August: Livin’ on a Prayer
YOU HAVE to admire Johnny Archer’s passion and dedication to the sport. He’s come a long way from the days when he was the up-and-coming young, impressionable star who followed the lead of his idols and mentors, guys like Nick Varner, Kim Davenport and Earl Strickland.
Today, Archer, 41, is considered the elder statesman of America’s pool crop. And these days it’s the younger players following Archer’s lead.
And lead the Georgia native has, most notably all but willing Team USA to victory at the Mosconi Cup in Las Vegas last December.
His latest role? Norma Rae.
Archer recently organized a group of pro players and announced the formation of the Association of Billiard Professionals (ABP). In all honesty, the ABP’s maiden press conference during the World Pool Masters in Las Vegas — videotaped and aired online — was borderline comical. Archer, flanked by fellow pros Rodney Morris and Stevie Moore, was ill-prepared for the big announcement, and the message quickly became diluted and confusing.
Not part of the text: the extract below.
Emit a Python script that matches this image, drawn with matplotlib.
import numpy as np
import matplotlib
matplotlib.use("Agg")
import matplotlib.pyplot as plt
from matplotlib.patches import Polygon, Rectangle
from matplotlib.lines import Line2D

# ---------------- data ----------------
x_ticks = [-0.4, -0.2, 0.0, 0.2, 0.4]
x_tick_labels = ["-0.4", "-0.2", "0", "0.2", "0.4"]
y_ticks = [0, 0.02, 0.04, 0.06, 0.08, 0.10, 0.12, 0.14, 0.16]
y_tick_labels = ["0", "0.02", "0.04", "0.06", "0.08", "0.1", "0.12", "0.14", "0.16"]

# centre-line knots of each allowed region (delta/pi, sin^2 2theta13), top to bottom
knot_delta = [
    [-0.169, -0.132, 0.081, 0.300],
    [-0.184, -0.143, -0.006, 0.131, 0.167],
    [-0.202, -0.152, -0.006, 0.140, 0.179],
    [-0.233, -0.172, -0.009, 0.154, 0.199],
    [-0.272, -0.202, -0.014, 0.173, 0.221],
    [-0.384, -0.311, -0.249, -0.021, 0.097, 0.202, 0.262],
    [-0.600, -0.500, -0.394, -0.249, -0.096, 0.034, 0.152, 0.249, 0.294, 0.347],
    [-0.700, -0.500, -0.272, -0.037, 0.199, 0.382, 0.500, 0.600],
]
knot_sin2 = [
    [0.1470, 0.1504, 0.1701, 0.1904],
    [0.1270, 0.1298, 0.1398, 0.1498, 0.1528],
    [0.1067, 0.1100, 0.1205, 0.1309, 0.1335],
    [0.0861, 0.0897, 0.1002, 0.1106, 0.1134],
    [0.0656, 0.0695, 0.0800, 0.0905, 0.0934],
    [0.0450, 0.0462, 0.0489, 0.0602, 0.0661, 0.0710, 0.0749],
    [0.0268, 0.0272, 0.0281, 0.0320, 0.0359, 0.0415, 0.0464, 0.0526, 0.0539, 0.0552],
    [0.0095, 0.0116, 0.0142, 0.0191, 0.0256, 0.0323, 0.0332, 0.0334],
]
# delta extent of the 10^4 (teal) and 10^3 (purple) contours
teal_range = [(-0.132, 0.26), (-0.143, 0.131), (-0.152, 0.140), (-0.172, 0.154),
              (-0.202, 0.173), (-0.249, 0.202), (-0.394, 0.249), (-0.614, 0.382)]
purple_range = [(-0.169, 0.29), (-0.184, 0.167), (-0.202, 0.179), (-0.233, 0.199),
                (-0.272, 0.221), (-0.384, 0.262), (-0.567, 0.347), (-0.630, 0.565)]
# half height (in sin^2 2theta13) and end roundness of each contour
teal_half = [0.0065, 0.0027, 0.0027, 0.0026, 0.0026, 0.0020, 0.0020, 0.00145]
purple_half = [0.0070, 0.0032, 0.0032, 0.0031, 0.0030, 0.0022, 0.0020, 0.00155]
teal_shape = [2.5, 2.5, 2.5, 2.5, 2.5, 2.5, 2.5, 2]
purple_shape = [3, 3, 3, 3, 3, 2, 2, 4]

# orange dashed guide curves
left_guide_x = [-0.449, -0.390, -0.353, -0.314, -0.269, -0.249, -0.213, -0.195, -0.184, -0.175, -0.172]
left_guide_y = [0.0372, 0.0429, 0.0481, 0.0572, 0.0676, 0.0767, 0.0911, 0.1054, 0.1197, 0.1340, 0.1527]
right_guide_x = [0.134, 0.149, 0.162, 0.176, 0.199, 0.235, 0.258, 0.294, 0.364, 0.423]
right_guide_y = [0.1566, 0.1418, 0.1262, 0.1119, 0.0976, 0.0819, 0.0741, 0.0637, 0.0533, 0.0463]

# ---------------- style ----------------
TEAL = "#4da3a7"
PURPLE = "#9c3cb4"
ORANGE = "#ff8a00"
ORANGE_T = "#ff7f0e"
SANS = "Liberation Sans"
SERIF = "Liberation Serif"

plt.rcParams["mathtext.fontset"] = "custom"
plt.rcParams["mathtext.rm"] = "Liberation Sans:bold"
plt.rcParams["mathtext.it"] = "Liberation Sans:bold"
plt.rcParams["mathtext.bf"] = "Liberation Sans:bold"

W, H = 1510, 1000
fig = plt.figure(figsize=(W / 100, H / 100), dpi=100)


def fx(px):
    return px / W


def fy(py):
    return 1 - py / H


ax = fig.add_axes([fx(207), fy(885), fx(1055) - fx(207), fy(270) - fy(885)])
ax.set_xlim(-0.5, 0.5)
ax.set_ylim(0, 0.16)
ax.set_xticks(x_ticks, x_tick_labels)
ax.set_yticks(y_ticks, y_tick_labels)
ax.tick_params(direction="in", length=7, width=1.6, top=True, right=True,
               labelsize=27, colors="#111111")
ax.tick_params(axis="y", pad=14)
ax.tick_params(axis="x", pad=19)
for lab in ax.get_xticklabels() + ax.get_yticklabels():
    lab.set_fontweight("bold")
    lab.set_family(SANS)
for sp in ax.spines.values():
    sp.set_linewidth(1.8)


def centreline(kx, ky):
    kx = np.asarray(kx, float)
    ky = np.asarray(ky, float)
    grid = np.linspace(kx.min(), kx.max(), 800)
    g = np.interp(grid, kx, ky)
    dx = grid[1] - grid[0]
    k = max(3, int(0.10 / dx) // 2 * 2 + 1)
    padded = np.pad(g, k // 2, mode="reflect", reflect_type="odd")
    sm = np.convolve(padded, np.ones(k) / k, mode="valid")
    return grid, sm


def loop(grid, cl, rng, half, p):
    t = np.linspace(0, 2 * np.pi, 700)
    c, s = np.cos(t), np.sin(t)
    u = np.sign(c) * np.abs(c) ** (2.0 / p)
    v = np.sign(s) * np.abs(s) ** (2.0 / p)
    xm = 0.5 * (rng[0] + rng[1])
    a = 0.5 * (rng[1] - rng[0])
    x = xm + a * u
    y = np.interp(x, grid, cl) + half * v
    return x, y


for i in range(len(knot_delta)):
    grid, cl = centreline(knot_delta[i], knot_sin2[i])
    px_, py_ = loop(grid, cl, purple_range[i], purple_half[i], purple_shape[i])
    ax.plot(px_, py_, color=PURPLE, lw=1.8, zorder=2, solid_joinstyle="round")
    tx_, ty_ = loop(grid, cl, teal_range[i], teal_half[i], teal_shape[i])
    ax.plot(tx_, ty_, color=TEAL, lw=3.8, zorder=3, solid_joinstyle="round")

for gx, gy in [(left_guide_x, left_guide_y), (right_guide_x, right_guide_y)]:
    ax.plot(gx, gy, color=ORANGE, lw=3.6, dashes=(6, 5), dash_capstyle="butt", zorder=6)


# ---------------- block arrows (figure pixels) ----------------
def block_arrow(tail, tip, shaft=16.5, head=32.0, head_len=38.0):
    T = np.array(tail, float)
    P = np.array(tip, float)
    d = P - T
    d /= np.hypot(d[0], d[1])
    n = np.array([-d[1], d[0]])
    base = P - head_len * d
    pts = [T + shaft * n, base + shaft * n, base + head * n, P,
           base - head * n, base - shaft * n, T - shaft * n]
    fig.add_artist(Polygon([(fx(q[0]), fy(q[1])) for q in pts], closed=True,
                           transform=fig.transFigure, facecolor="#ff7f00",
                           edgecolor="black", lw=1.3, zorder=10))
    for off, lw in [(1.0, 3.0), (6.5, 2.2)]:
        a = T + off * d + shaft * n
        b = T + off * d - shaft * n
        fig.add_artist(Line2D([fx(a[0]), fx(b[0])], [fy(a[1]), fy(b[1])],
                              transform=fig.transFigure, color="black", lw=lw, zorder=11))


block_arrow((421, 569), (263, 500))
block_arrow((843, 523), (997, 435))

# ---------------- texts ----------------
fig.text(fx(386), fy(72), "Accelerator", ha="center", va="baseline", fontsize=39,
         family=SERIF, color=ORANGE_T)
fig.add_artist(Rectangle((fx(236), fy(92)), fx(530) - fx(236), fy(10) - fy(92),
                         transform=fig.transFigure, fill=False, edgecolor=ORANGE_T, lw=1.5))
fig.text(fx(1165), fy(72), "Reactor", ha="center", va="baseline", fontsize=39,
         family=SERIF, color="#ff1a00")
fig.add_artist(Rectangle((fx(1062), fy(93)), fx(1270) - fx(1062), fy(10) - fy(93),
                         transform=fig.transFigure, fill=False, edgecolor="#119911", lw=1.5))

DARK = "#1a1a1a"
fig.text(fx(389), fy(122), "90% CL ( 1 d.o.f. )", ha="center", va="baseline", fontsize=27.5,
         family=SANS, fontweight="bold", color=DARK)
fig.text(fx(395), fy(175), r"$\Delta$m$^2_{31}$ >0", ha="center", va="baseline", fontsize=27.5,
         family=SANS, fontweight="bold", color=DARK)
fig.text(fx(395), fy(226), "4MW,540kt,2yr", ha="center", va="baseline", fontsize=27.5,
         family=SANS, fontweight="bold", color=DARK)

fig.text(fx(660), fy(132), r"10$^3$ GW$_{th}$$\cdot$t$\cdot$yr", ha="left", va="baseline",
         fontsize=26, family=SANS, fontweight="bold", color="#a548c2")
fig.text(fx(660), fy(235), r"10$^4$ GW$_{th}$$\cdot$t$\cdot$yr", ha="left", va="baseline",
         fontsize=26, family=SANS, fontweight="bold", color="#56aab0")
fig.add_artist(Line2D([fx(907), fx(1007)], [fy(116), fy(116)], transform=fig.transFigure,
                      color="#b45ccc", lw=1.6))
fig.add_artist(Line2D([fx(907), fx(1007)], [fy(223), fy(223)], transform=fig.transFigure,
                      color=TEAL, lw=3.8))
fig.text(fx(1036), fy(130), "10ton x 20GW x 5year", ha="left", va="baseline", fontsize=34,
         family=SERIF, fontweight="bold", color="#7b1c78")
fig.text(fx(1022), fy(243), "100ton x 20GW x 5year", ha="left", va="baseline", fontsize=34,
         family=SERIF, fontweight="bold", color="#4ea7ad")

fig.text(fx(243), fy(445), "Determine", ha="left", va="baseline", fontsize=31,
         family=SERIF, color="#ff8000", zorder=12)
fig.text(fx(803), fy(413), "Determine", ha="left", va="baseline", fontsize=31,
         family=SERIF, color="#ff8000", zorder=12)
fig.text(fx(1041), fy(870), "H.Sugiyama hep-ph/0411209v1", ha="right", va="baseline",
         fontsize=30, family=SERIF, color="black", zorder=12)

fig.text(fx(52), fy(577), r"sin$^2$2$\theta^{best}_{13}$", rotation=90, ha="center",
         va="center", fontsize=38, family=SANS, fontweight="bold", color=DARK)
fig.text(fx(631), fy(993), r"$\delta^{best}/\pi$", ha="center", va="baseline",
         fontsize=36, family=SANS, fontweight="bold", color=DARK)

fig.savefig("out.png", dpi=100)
Rhetoric ranged from control of points lists to health insurance.
But when you cleared away the clutter, the bottom line was this: Promoters need to have their announced prize money on hand at the close of the tournament, and the payout must be immediate and complete.
Doesn’t seem like the pros are asking for a lot, does it?
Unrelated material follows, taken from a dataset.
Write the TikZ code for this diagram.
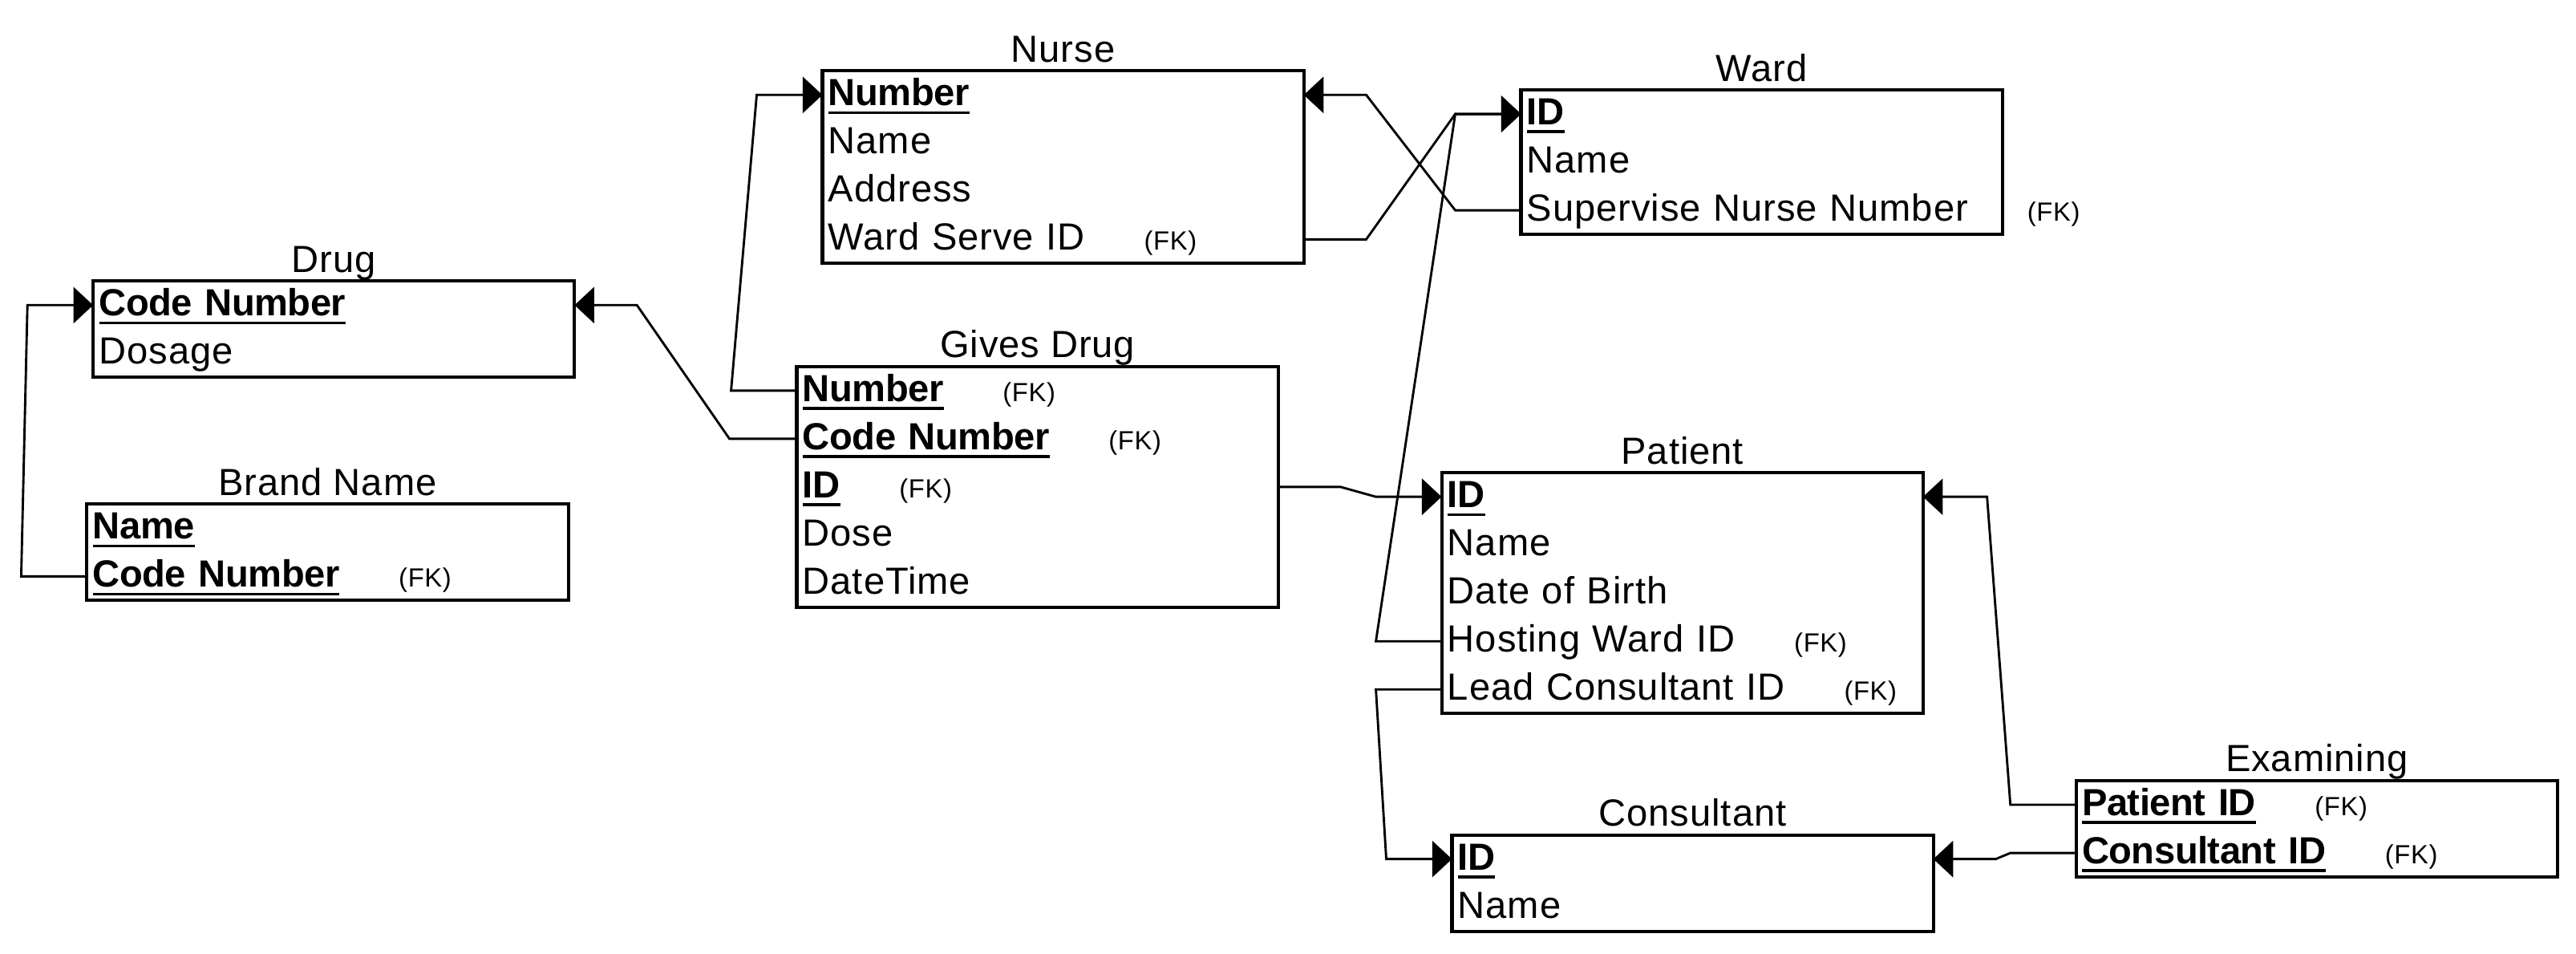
\documentclass[tikz,border=0pt]{standalone}
\usepackage{fontspec}
\setmainfont{Liberation Sans}[UprightFeatures={LetterSpace=2}, BoldFeatures={LetterSpace=-1}]
\usetikzlibrary{positioning,calc,arrows.meta}

% key field: bold, underlined
\newcommand\pk[1]{\leavevmode\setbox0\hbox{\bfseries #1}\rlap{\rule[-2.6pt]{\wd0}{0.9pt}}\box0}
% foreign key mark
\newcommand\fk{\rlap{\hspace{18pt}\fontsize{8pt}{9pt}\selectfont(FK)}}

\tikzset{
  entity/.style={draw, line width=1pt, minimum width=146.5pt, inner sep=0pt, outer sep=0pt, anchor=north west},
  attr/.style={inner xsep=1.8pt, inner ysep=0pt, outer sep=0pt, text width=142.9pt, align=left,
               text height=10.6pt, text depth=4.05pt},
  ename/.style={inner sep=0pt, text depth=0pt},
  link/.style={line width=0.7pt, -{Triangle[length=6pt,width=11pt]}}
}

\begin{document}
\begin{tikzpicture}[x=0.5pt, y=-0.5pt, font=\fontsize{11.5pt}{13.8pt}\selectfont]
\fill[white] (0,0) rectangle (1568,580);
\useasboundingbox (0,0) rectangle (1568,580);

% Drug
\node[entity, minimum height=29.3pt] (drug) at (56.7,171) {};
\node[ename, above=2.5pt of drug] {Drug};
\node[attr, anchor=north west] (drug-1) at (drug.north west) {\pk{Code Number}};
\node[attr, below=0pt of drug-1] (drug-2) {Dosage};

% Brand Name
\node[entity, minimum height=29.3pt] (brand) at (52.9,306.7) {};
\node[ename, above=2.5pt of brand] {Brand Name};
\node[attr, anchor=north west] (brand-1) at (brand.north west) {\pk{Name}};
\node[attr, below=0pt of brand-1] (brand-2) {\pk{Code Number}\fk};

% Nurse
\node[entity, minimum height=58.6pt] (nurse) at (500.6,43.1) {};
\node[ename, above=2.5pt of nurse] {Nurse};
\node[attr, anchor=north west] (nurse-1) at (nurse.north west) {\pk{Number}};
\node[attr, below=0pt of nurse-1] (nurse-2) {Name};
\node[attr, below=0pt of nurse-2] (nurse-3) {Address};
\node[attr, below=0pt of nurse-3] (nurse-4) {Ward Serve ID\fk};

% Ward
\node[entity, minimum height=43.95pt] (ward) at (925.8,54.7) {};
\node[ename, above=2.5pt of ward] {Ward};
\node[attr, anchor=north west] (ward-1) at (ward.north west) {\pk{ID}};
\node[attr, below=0pt of ward-1] (ward-2) {Name};
\node[attr, below=0pt of ward-2] (ward-3) {Supervise Nurse Number\fk};

% Gives Drug
\node[entity, minimum height=73.25pt] (gives) at (485,223) {};
\node[ename, above=2.5pt of gives] {Gives Drug};
\node[attr, anchor=north west] (gives-1) at (gives.north west) {\pk{Number}\fk};
\node[attr, below=0pt of gives-1] (gives-2) {\pk{Code Number}\fk};
\node[attr, below=0pt of gives-2] (gives-3) {\pk{ID}\fk};
\node[attr, below=0pt of gives-3] (gives-4) {Dose};
\node[attr, below=0pt of gives-4] (gives-5) {DateTime};

% Patient
\node[entity, minimum height=73.25pt] (patient) at (877.5,287.6) {};
\node[ename, above=2.5pt of patient] {Patient};
\node[attr, anchor=north west] (patient-1) at (patient.north west) {\pk{ID}};
\node[attr, below=0pt of patient-1] (patient-2) {Name};
\node[attr, below=0pt of patient-2] (patient-3) {Date of Birth};
\node[attr, below=0pt of patient-3] (patient-4) {Hosting Ward ID\fk};
\node[attr, below=0pt of patient-4] (patient-5) {Lead Consultant ID\fk};

% Consultant
\node[entity, minimum height=29.3pt] (consultant) at (883.8,508) {};
\node[ename, above=2.5pt of consultant] {Consultant};
\node[attr, anchor=north west] (consultant-1) at (consultant.north west) {\pk{ID}};
\node[attr, below=0pt of consultant-1] (consultant-2) {Name};

% Examining
\node[entity, minimum height=29.3pt] (exam) at (1263.7,475) {};
\node[ename, above=2.5pt of exam] {Examining};
\node[attr, anchor=north west] (exam-1) at (exam.north west) {\pk{Patient ID}\fk};
\node[attr, below=0pt of exam-1] (exam-2) {\pk{Consultant ID}\fk};

% relationships
\draw[link] (brand-2.west) -- ++(-40,0) -- ($(drug-1.west)+(-40,0)$) -- (drug-1.west);
\draw[link] (gives-2.west) -- ++(-41,0) -- ($(drug-1.east)+(38,0)$) -- (drug-1.east);
\draw[link] (gives-1.west) -- ++(-40,0) -- ($(nurse-1.west)+(-40,0)$) -- (nurse-1.west);
\draw[link] (ward-3.west) -- ++(-40,0) -- ($(nurse-1.east)+(38,0)$) -- (nurse-1.east);
\draw[link] (nurse-4.east) -- ++(38,0) -- ($(ward-1.west)+(-40,0)$) -- (ward-1.west);
\draw[link] (patient-4.west) -- ++(-40,0) -- ($(ward-1.west)+(-40,0)$) -- (ward-1.west);
\draw[link] (gives-3.east) -- ++(38,0) -- ($(patient-1.west)+(-40,0)$) -- (patient-1.west);
\draw[link] (patient-5.west) -- ++(-40,0) -- ($(consultant-1.west)+(-40,0)$) -- (consultant-1.west);
\draw[link] (exam-1.west) -- ++(-40,0) -- ($(patient-1.east)+(39,0)$) -- (patient-1.east);
\draw[link] (exam-2.west) -- ++(-40,0) -- ($(consultant-1.east)+(38,0)$) -- (consultant-1.east);
\end{tikzpicture}
\end{document}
The truth is the men pros have been fighting this battle for years. Unscrupulous promoters have “guaranteed” prize funds and instead paid out pennies on the dollar. Far too often players have limped out of town on the promise that their payouts would come soon. And far too many are still waiting. From the IPT’s Kevin Trudeau to the U.S. Open’s Barry Behrman to the World Pool Association and Filipino promoter Yen Makabenta, the pros have been lied to. Heck, even when the pros said “Enough!” and started their own association — the Professional Billiards Tour — they played and didn’t get paid.
But the pros are now trying to make another stand, and who can blame them. Tournaments are sparse these days, and most players (Archer included) are struggling financially. Sponsorships have all but dried up, meaning most players have to come 100 percent out-of-pocket to attend a tournament. Travel, entry fee and expenses usually add up to $1,500-$2000 a crack. For them to get anything less than 100 percent of what’s been promised by a tournament promoter is beyond unethical. It’s just plain cruel.
“Players are uneasy these days,” Archer noted in a recent conversation. “It’s tough on these guys getting to tournaments, and there’s been too much uncertainty.”
And so Archer and his new group are trying to add stability to the process. They’re asking promoters to have prize money held in an escrow account, and they’ve asked the Billiard Congress of America to facilitate that part.
Archer has been quick to point out that the new group is not interested in becoming a demanding adversary of the promoter. Rather, the ABP wants to work hand in hand with the promoters.
Archer has always been a logical, even-keeled voice of reason within the player ranks. He’s never been one to hoist demands on promoters. He’s always willing to listen, and he’s always willing to find a common ground.
Hopefully, promoters will see the ABP for what it is, and hopefully the ABP will keep its mission simple and not try to re-invent the failed player associations that have preceded it.
The test, of course, will come when the first promoter fails to spot the added money, or, worse yet, fails to pay off following an event. Only then will we find out if the newly formed ABP has any unity.
Until then, I’m pulling for Archer and his boys to get what’s coming to them. And that’s respect and the promised payout.